Me and roller coasters don’t get along. I’m closing my eyes and white-knuckling all the way. Once, when our daughter was 14, we had all gone to a theme park and I wanted us to get a charcoal caricature of our family. Rachel got an attitude and refused. We negotiated that I would ride the Rebel Yell roller coaster with her if she would sit for the family picture. “Twice!” she grumbled. Overcoming my terror because the outcome was worth it to me, I agreed.
Is your son or daughter entering the teen years? Hang on. You’re in for an emotional roller coaster ride.
Angst and attitude are part and parcel of teen life. While it seems personal, take heart. It’s not only you, but most everybody who catches teenage heat. For a response, you have several options. “Hold on, buster. This is my house and you will can the attitude!” While this response is in every parent’s mind, keep it there. Don’t let it come out of your mouth. With such a response, you are just trying to match your teen’s power play with your own. You might get compliance, but it would be out of fear and at the expense of relationship.
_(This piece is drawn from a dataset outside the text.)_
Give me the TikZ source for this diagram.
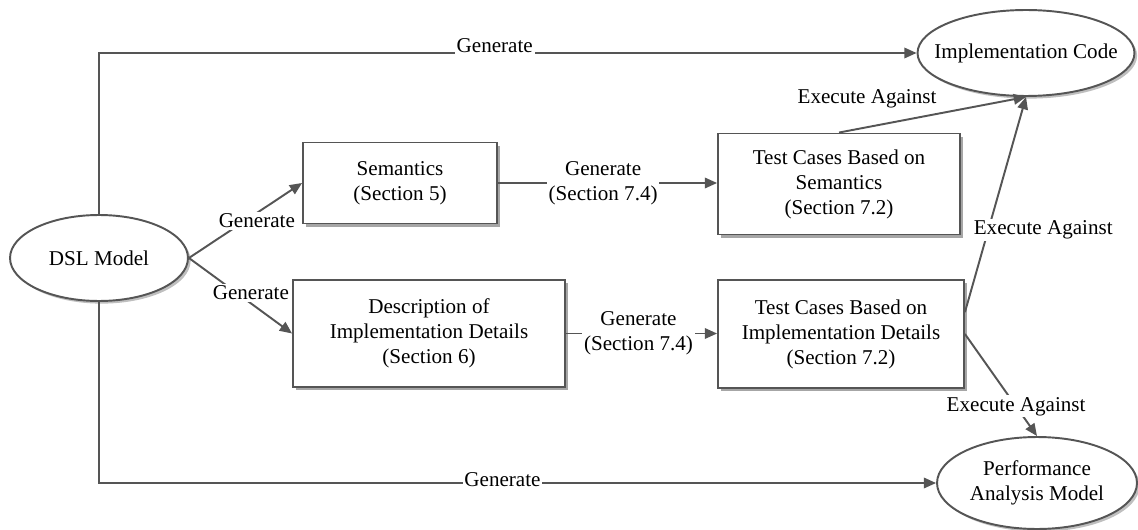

“What? Is that attitude I hear? Where is that coming from?” is heartfelt and a step in the right direction, but at the risk of your teen feeling shamed. Don’t be surprised if the response is a verbal shut-down or a flippant, “Whatever.”
“Wow! This isn’t like you, son. What else is going on?” is more on track. You are calling attention to his attitude but also recognizing his angst. He may still not want to talk, because of his mistrust and unspoken recognition that he crossed a line. “Why are you trying to be nice to me?” sometimes is the response. Hang in there. He’s slowly cracking the emotional door to see if he wants to let you in.
When teens, and children as well, are given an essay question like “What else is going on here?” they may not have the words or want to answer it. If you get a blank stare or “Leave me alone.” To the essay question, make it a multiple choice question. You know their lives well enough to come up with 3 or 4 options as to what might be fueling his angst. When you get some acknowledgement, shift to active listening. Trying to understand his feelings is at the heart of helping him get through his angst. The good news is that from the angst and attitude of teen life comes the development of an individual identity, your goal for your teen as he prepares for adulthood.